*GOAL OF THE EXERCISE*. Restate word for word the lines that begin the listing and end with the line holding "const y = d3.scaleLinear().domain([0, 1]).range([B, T]);".

*DATA IN THIS EXERCISE*.
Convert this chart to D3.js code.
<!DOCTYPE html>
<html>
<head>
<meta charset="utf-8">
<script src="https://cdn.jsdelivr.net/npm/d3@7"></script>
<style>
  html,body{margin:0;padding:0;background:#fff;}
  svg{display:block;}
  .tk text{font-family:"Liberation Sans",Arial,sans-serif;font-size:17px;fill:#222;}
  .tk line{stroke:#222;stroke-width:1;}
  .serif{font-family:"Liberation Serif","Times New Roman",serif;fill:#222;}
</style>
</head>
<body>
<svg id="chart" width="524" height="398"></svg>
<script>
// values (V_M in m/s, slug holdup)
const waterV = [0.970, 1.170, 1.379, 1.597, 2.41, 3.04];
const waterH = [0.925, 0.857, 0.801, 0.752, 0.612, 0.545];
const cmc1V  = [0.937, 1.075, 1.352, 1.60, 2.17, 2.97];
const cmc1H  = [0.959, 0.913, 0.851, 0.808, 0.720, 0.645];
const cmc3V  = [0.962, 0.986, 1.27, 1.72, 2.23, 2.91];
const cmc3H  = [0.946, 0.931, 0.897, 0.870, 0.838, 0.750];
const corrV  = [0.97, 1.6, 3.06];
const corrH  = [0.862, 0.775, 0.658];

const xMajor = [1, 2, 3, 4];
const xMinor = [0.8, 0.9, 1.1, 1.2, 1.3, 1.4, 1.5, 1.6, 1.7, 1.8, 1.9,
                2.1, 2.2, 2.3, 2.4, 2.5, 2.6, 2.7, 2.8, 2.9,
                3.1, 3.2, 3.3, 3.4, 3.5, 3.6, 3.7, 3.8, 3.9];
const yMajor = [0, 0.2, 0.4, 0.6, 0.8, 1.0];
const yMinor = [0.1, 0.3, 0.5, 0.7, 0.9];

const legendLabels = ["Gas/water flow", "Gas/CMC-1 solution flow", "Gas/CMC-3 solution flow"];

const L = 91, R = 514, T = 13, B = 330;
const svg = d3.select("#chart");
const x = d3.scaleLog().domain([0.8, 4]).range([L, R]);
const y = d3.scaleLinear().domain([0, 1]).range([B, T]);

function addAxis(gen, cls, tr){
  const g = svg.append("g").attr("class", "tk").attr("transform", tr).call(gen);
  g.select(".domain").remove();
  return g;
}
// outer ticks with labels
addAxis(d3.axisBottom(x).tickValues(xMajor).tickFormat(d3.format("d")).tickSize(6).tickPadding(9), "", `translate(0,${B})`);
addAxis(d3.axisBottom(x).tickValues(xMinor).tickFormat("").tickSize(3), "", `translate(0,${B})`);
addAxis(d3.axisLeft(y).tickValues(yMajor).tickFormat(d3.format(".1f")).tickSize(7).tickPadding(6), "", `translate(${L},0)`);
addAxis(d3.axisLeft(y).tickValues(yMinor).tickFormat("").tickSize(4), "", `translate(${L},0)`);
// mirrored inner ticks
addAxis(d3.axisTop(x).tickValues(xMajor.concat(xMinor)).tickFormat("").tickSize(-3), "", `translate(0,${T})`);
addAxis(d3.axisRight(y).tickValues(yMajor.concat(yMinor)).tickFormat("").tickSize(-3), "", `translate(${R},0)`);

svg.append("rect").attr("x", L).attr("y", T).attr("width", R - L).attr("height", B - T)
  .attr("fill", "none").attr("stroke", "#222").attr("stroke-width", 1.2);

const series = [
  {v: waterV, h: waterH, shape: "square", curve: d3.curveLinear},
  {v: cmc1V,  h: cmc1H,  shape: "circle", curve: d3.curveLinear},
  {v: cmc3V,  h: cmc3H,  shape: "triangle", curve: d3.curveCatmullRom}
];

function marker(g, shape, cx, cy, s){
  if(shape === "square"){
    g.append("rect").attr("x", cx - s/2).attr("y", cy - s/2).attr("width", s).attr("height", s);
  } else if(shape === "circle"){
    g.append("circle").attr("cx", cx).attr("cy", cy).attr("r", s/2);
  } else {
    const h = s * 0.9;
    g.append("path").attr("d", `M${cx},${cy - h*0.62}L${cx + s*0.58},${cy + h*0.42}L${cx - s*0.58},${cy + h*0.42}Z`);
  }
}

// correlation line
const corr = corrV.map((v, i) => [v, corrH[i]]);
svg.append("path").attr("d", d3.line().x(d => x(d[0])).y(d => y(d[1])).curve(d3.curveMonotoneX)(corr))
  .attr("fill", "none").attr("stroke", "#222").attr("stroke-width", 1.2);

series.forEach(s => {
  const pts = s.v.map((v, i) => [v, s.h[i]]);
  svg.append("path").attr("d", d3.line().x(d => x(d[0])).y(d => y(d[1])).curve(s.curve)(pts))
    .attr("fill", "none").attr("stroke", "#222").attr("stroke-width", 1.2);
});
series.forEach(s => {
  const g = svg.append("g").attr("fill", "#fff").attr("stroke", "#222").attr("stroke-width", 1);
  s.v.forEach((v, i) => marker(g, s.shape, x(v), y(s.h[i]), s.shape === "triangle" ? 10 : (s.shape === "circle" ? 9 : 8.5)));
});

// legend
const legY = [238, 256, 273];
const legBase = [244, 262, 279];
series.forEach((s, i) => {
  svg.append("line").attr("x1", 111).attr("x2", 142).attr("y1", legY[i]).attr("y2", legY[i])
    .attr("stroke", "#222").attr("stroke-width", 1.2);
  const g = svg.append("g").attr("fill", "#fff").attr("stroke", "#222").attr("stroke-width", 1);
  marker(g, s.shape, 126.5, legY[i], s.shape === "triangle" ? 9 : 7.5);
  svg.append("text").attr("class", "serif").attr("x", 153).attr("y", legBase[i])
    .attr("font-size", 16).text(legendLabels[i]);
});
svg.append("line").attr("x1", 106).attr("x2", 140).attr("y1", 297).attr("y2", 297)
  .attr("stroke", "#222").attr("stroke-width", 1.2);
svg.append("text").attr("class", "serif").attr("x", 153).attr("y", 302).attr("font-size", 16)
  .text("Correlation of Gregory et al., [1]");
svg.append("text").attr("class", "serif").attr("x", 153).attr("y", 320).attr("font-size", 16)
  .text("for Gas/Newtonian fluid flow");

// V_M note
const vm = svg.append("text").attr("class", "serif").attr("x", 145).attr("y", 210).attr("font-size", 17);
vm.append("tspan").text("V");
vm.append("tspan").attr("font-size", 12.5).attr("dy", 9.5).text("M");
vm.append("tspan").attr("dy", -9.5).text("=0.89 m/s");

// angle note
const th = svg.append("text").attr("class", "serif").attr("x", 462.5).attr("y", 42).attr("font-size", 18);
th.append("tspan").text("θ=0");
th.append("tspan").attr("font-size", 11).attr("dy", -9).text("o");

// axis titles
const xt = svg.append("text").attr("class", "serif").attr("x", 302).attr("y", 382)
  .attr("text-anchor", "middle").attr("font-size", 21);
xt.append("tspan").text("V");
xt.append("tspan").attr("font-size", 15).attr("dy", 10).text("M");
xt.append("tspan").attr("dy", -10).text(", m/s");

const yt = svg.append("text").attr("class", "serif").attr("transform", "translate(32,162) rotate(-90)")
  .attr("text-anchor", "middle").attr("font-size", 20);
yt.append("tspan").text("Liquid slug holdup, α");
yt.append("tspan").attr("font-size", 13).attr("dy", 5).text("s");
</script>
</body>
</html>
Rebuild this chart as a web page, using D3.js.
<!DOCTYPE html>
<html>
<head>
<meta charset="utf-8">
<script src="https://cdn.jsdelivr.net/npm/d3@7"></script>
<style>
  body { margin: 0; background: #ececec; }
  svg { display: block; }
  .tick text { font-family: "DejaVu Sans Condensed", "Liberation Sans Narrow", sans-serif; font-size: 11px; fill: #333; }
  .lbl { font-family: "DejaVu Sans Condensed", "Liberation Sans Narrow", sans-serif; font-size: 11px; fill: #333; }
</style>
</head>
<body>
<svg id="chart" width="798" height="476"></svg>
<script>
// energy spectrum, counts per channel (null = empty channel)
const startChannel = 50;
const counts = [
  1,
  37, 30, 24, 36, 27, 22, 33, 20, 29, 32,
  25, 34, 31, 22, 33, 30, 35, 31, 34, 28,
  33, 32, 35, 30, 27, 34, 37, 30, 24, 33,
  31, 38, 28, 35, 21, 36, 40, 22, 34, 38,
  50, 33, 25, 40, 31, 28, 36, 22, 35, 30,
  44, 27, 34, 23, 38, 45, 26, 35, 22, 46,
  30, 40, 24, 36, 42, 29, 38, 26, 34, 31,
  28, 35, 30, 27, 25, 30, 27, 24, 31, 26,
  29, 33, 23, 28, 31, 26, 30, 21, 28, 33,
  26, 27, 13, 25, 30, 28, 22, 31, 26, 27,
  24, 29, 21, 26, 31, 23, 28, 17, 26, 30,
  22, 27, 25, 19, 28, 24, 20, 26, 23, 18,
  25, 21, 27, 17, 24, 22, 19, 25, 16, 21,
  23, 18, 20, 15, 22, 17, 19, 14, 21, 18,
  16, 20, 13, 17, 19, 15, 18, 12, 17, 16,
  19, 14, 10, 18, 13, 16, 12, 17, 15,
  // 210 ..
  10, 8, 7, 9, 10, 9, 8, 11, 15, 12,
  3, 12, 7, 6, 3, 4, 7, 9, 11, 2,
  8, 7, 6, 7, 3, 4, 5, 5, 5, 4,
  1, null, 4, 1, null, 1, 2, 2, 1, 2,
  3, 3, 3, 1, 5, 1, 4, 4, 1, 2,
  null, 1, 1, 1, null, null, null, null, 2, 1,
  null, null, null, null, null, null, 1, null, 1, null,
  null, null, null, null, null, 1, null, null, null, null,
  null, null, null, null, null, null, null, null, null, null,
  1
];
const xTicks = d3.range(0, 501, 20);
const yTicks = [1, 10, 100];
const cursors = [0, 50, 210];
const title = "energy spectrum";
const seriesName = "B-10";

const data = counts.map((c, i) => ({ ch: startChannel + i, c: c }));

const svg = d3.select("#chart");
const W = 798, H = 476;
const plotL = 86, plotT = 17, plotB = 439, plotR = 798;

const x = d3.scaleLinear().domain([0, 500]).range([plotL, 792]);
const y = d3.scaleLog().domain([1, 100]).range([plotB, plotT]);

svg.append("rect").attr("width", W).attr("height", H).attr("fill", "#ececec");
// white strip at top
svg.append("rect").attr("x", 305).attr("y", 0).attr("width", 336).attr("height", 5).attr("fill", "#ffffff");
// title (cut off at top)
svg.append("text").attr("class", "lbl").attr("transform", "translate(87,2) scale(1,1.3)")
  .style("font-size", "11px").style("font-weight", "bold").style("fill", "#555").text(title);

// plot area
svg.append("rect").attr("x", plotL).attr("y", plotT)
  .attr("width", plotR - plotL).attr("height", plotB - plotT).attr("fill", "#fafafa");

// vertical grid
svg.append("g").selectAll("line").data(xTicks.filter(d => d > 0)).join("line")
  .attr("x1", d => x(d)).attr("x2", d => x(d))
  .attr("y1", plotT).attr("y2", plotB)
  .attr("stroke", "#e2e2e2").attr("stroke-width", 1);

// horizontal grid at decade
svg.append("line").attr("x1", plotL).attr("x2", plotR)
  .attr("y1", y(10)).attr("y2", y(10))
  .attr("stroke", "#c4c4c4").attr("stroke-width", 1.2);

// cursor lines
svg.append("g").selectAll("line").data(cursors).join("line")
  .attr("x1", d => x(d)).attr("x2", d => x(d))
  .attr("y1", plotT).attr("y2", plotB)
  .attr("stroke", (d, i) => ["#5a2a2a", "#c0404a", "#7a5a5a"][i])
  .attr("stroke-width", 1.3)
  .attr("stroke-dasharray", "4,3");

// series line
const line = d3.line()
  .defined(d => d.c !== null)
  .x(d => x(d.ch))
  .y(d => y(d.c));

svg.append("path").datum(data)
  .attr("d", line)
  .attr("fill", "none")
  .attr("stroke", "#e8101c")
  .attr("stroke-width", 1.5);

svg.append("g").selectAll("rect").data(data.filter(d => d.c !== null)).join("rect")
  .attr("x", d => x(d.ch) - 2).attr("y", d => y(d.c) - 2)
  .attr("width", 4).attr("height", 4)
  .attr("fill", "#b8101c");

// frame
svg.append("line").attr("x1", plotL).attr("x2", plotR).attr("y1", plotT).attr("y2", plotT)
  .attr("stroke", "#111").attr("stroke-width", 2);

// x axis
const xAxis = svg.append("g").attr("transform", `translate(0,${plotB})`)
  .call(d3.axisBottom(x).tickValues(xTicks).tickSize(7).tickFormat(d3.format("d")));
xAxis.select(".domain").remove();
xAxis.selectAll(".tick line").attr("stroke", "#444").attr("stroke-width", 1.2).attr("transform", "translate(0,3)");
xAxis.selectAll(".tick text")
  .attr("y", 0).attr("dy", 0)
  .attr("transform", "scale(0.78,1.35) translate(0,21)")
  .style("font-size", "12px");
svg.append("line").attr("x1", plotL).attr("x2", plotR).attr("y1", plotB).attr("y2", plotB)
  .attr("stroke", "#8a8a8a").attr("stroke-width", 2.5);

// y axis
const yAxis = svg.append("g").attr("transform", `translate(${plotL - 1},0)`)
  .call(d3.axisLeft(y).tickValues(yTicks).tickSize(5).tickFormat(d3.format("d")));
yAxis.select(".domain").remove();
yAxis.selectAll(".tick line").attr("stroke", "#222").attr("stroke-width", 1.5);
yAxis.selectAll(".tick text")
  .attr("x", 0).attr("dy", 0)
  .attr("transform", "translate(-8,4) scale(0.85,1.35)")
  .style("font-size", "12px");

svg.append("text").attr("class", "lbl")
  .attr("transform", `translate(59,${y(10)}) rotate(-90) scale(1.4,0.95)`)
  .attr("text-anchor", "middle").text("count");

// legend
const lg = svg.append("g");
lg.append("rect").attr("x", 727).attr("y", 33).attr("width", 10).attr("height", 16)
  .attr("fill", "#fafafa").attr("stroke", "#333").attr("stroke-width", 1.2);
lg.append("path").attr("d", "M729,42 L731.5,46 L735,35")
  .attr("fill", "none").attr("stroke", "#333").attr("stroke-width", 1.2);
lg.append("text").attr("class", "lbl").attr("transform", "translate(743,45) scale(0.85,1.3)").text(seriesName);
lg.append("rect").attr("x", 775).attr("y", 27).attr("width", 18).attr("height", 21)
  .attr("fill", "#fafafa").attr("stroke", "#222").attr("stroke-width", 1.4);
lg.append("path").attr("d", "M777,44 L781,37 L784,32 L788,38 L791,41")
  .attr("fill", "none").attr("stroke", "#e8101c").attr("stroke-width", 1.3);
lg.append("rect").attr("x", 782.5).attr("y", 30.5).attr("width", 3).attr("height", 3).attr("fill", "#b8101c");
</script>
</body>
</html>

*ANSWER*.
Convert this chart to D3.js code.
<!DOCTYPE html>
<html>
<head>
<meta charset="utf-8">
<script src="https://cdn.jsdelivr.net/npm/d3@7"></script>
<style>
  html,body{margin:0;padding:0;background:#fff;}
  svg{display:block;}
  .tk text{font-family:"Liberation Sans",Arial,sans-serif;font-size:17px;fill:#222;}
  .tk line{stroke:#222;stroke-width:1;}
  .serif{font-family:"Liberation Serif","Times New Roman",serif;fill:#222;}
</style>
</head>
<body>
<svg id="chart" width="524" height="398"></svg>
<script>
// values (V_M in m/s, slug holdup)
const waterV = [0.970, 1.170, 1.379, 1.597, 2.41, 3.04];
const waterH = [0.925, 0.857, 0.801, 0.752, 0.612, 0.545];
const cmc1V  = [0.937, 1.075, 1.352, 1.60, 2.17, 2.97];
const cmc1H  = [0.959, 0.913, 0.851, 0.808, 0.720, 0.645];
const cmc3V  = [0.962, 0.986, 1.27, 1.72, 2.23, 2.91];
const cmc3H  = [0.946, 0.931, 0.897, 0.870, 0.838, 0.750];
const corrV  = [0.97, 1.6, 3.06];
const corrH  = [0.862, 0.775, 0.658];

const xMajor = [1, 2, 3, 4];
const xMinor = [0.8, 0.9, 1.1, 1.2, 1.3, 1.4, 1.5, 1.6, 1.7, 1.8, 1.9,
                2.1, 2.2, 2.3, 2.4, 2.5, 2.6, 2.7, 2.8, 2.9,
                3.1, 3.2, 3.3, 3.4, 3.5, 3.6, 3.7, 3.8, 3.9];
const yMajor = [0, 0.2, 0.4, 0.6, 0.8, 1.0];
const yMinor = [0.1, 0.3, 0.5, 0.7, 0.9];

const legendLabels = ["Gas/water flow", "Gas/CMC-1 solution flow", "Gas/CMC-3 solution flow"];

const L = 91, R = 514, T = 13, B = 330;
const svg = d3.select("#chart");
const x = d3.scaleLog().domain([0.8, 4]).range([L, R]);
const y = d3.scaleLinear().domain([0, 1]).range([B, T]);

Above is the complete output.